LINC should currently be read as:

  • strong on hermetic evidence production
  • strong on ELF-first symbol and validation workflows
  • useful but more conservative on Mach-O and Windows import-library paths
  • meaningfully hardened on vendored and daemon-style fixtures
  • still dependent on host availability for the largest OpenSSL and Linux-system ladders

For whole-pipeline claims, this score is also capped by downstream gerc anchors that ingest linc evidence in tests/examples.

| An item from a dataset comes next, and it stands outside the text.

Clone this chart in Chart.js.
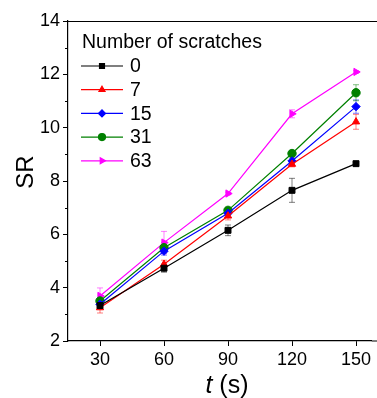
<!DOCTYPE html>
<html>
<head>
<meta charset="utf-8">
<script src="https://cdn.jsdelivr.net/npm/chart.js@4"></script>
<style>
  html, body { margin: 0; padding: 0; background: #fff; }
  #wrap { width: 377px; height: 398px; }
</style>
</head>
<body>
<div id="wrap"><canvas id="chart" width="377" height="398"></canvas></div>
<script>
const times = [30, 60, 90, 120, 150];
const seriesNames = ['0', '7', '15', '31', '63'];
const sr0  = [3.33, 4.73, 6.15, 7.65, 8.65];
const sr7  = [3.25, 4.88, 6.69, 8.63, 10.22];
const sr15 = [3.38, 5.37, 6.79, 8.75, 10.79];
const sr31 = [3.50, 5.50, 6.90, 9.03, 11.31];
const sr63 = [3.69, 5.69, 7.53, 10.52, 12.09];
const err0  = [0.10, 0.15, 0.20, 0.45, 0.05];
const err7  = [0.20, 0.15, 0.15, 0.10, 0.28];
const err15 = [0.10, 0.15, 0.10, 0.10, 0.25];
const err31 = [0.10, 0.20, 0.10, 0.10, 0.30];
const err63 = [0.30, 0.42, 0.05, 0.15, 0.05];
const xTicks = [30, 60, 90, 120, 150];
const yTicks = [2, 4, 6, 8, 10, 12, 14];
const yMinorTicks = [3, 5, 7, 9, 11, 13];

const font = 'Arial, "Liberation Sans", sans-serif';

function mk(label, vals, errs, color, style, rot) {
    return {
        label: label,
        data: vals.map((v, i) => ({ x: times[i], y: v })),
        errors: errs,
        borderColor: color,
        backgroundColor: color,
        borderWidth: 1.2,
        pointStyle: style,
        pointRotation: rot || 0,
        pointRadius: 4.2,
        pointBorderWidth: 1,
        tension: 0
    };
}

// error bars, drawn under the markers
const errorBars = {
    id: 'errorBars',
    beforeDatasetsDraw(chart) {
        const ctx = chart.ctx;
        const xs = chart.scales.x, ys = chart.scales.y;
        chart.data.datasets.forEach(ds => {
            ctx.save();
            ctx.strokeStyle = ds.borderColor;
            ctx.globalAlpha = 0.5;
            ctx.lineWidth = 1;
            ds.data.forEach((p, i) => {
                const e = ds.errors[i];
                const px = xs.getPixelForValue(p.x);
                const y1 = ys.getPixelForValue(p.y - e);
                const y2 = ys.getPixelForValue(p.y + e);
                ctx.beginPath();
                ctx.moveTo(px, y1); ctx.lineTo(px, y2);
                ctx.moveTo(px - 3, y1); ctx.lineTo(px + 3, y1);
                ctx.moveTo(px - 3, y2); ctx.lineTo(px + 3, y2);
                ctx.stroke();
            });
            ctx.restore();
        });
    }
};

// frame, minor ticks, axis titles, legend inside the plot
const decor = {
    id: 'decor',
    afterDraw(chart) {
        const ctx = chart.ctx;
        const a = chart.chartArea;
        const ys = chart.scales.y;
        ctx.save();
        ctx.strokeStyle = '#000';
        ctx.lineWidth = 1.2;
        ctx.beginPath();
        ctx.moveTo(a.left, a.top + 0.5);
        ctx.lineTo(chart.width, a.top + 0.5);
        ctx.moveTo(a.right, a.bottom);
        ctx.lineTo(chart.width, a.bottom);
        ctx.stroke();
        ctx.lineWidth = 1;
        ctx.beginPath();
        yMinorTicks.forEach(v => {
            const py = Math.round(ys.getPixelForValue(v)) + 0.5;
            ctx.moveTo(a.left - 3, py);
            ctx.lineTo(a.left, py);
        });
        ctx.stroke();

        // y title
        ctx.fillStyle = '#000';
        ctx.textAlign = 'center';
        ctx.textBaseline = 'middle';
        ctx.save();
        ctx.translate(25, 172);
        ctx.rotate(-Math.PI / 2);
        ctx.font = '24px ' + font;
        ctx.fillText('SR', 0, 1);
        ctx.restore();

        // x title: t (s)
        ctx.textAlign = 'left';
        ctx.font = 'italic 25px ' + font;
        const w1 = ctx.measureText('t').width;
        ctx.font = '25px ' + font;
        const w2 = ctx.measureText(' (s)').width;
        const sx = 227 - (w1 + w2) / 2;
        ctx.font = 'italic 25px ' + font;
        ctx.fillText('t', sx, 386);
        ctx.font = '25px ' + font;
        ctx.fillText(' (s)', sx + w1, 386);

        // legend
        ctx.font = '19.5px ' + font;
        ctx.fillText('Number of scratches', 82, 43);
        chart.data.datasets.forEach((ds, i) => {
            const cy = 66 + i * 23.7;
            ctx.strokeStyle = ds.borderColor;
            ctx.lineWidth = 1.2;
            ctx.beginPath();
            ctx.moveTo(81, cy); ctx.lineTo(123, cy);
            ctx.stroke();
            ctx.fillStyle = ds.backgroundColor;
            Chart.helpers.drawPoint(ctx, {
                pointStyle: ds.pointStyle,
                radius: 3.5,
                rotation: ds.pointRotation,
                borderWidth: 1
            }, 102, cy);
            ctx.fillStyle = '#000';
            ctx.fillText(ds.label, 130, cy + 1);
        });
        ctx.restore();
    }
};

new Chart(document.getElementById('chart'), {
    type: 'line',
    data: {
        datasets: [
            mk(seriesNames[0], sr0, err0, '#000000', 'rect'),
            mk(seriesNames[1], sr7, err7, '#ff0000', 'triangle'),
            mk(seriesNames[2], sr15, err15, '#0000ff', 'rectRot'),
            mk(seriesNames[3], sr31, err31, '#008000', 'circle'),
            mk(seriesNames[4], sr63, err63, '#ff00ff', 'triangle', 90)
        ]
    },
    options: {
        responsive: false,
        animation: false,
        layout: { padding: { top: 21, right: 0, left: 0, bottom: 0 } },
        plugins: { legend: { display: false }, tooltip: { enabled: false } },
        scales: {
            x: {
                type: 'linear',
                min: 15, max: 157.4,
                afterBuildTicks: s => { s.ticks = xTicks.map(v => ({ value: v })); },
                afterFit: s => { s.height = 57; },
                grid: { drawOnChartArea: false, tickLength: 5, color: '#000', tickWidth: 1 },
                border: { color: '#000', width: 1.2 },
                ticks: { color: '#000', font: { family: font, size: 18 }, padding: 3, maxRotation: 0 }
            },
            y: {
                min: 2, max: 14,
                afterBuildTicks: s => { s.ticks = yTicks.map(v => ({ value: v })); },
                afterFit: s => { s.width = 68; },
                grid: { drawOnChartArea: false, tickLength: 5, color: '#000' },
                border: { color: '#000', width: 1.2 },
                ticks: { color: '#000', font: { family: font, size: 18 }, padding: 3 }
            }
        }
    },
    plugins: [errorBars, decor]
});
</script>
</body>
</html>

For Level 1 production, this score should be read as Linux/ELF-first. Apple and Windows readiness should raise confidence, not redefine the primary production envelope.

Subsystem Scorecard

  • source-shaped intake: high
  • JSON artifact stability: high
  • ABI layout evidence: medium-high
  • symbol inventories: high for ELF, medium-high for Mach-O, medium for Windows
  • validation: medium-high
  • link planning: medium-high
  • hermetic large-surface confidence: high
  • host-dependent large-surface confidence: medium-high
  • consumer integration on the documented artifact boundary: high

Canonical Readiness Anchors

The release posture should be judged against these anchors first:

  • vendored zlib
  • vendored libpng
  • plugin ABI fixture
  • combined daemon fixture
  • difficult-record evidence fixtures
  • OpenSSL when available
  • Linux event-loop analysis when available

If those anchors drift, the scorecard should drop even if many smaller unit tests still pass.

How To Read This Scorecard

High means the subsystem is a reliable contract surface for normal downstream use. Medium-high means consumers should still respect the documented limits and expect some host/platform asymmetry. Medium means the subsystem is useful but should not be oversold as equally mature across all supported environments.